Tuesday, October 15, 2019

Graduate School Enrollment Rises 2.2%, But International Student Enrollment Falls For Third Consecutive Year

Inside Higher Ed, Grad Enrollment: Gains at Home, Losses Abroad

Graduate school applications were up 2.2 percent year over year in 2018, and first-time enrollments increased 2.1 percent across institution types, according to a new report by the Council of Graduate Schools and the Educational Testing Service [Graduate Enrollment and Degrees: 2008 to 2018 (press release)].

Grad 4The groups were especially pleased to see higher increases in first-time enrollments among people of color, including Latinx (6.8 percent), black (3.5 percent), Asian (6.2 percent) and Native American students (8.3 percent). Over all, 24.1 percent of all first-time enrollees who were U.S. citizens and permanent residents in fall 2018 were underrepresented minorities.

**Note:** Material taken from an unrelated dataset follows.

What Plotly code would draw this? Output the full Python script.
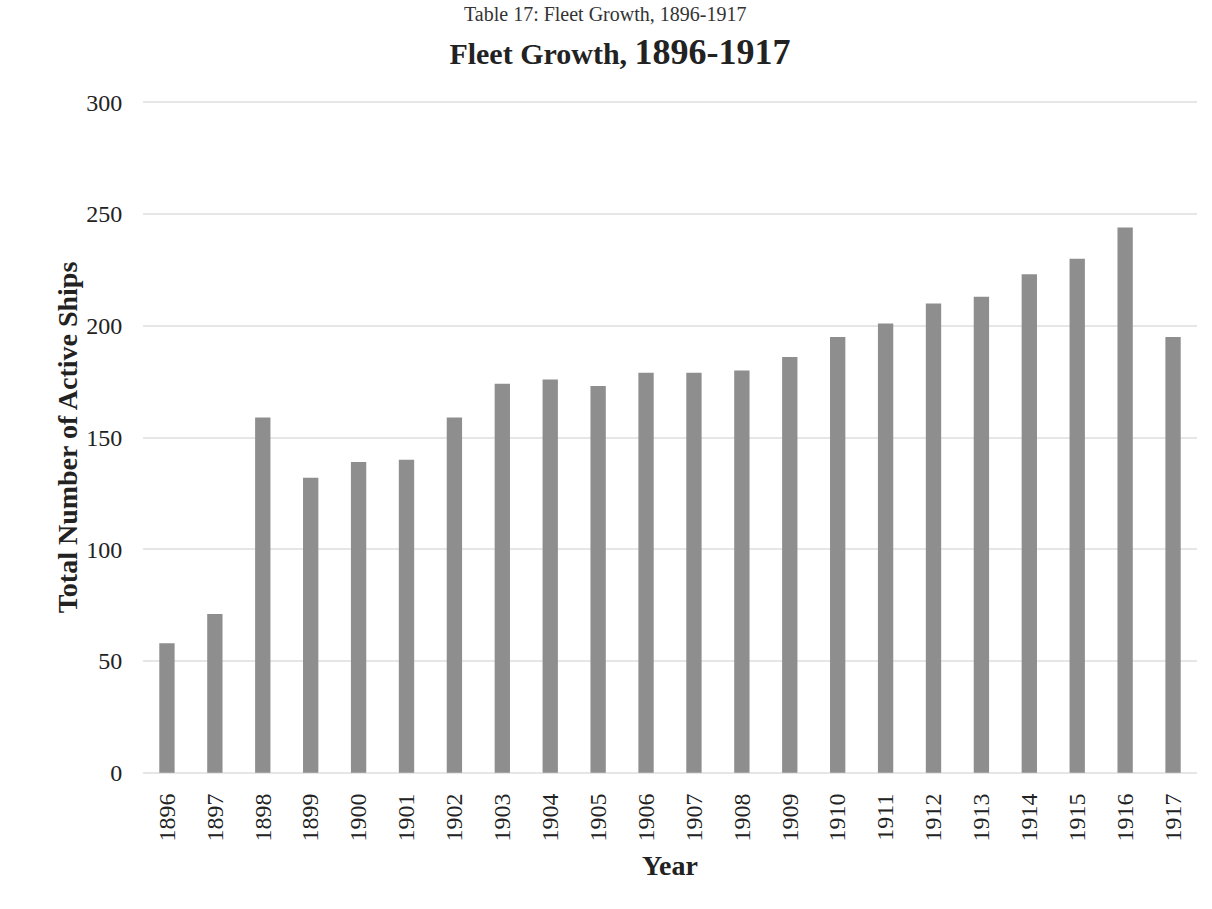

Hironao Okahana, associate vice president, research and policy analysis, at the council, attributed those gains to increased attention to diversity on many campuses. “Graduate schools are prioritizing recruitment of traditionally underrepresented students and are eager to diversify their programs,” he said Monday. And while the increases “are a good start,” he added, “we must work to further support [underrepresented] students in their path to graduate school and beyond.” ...

First-time enrollments among international graduate students continued to fall in 2018, by 1.3 percent. International enrollments have fallen each year for the last three years, after a period of significant growth.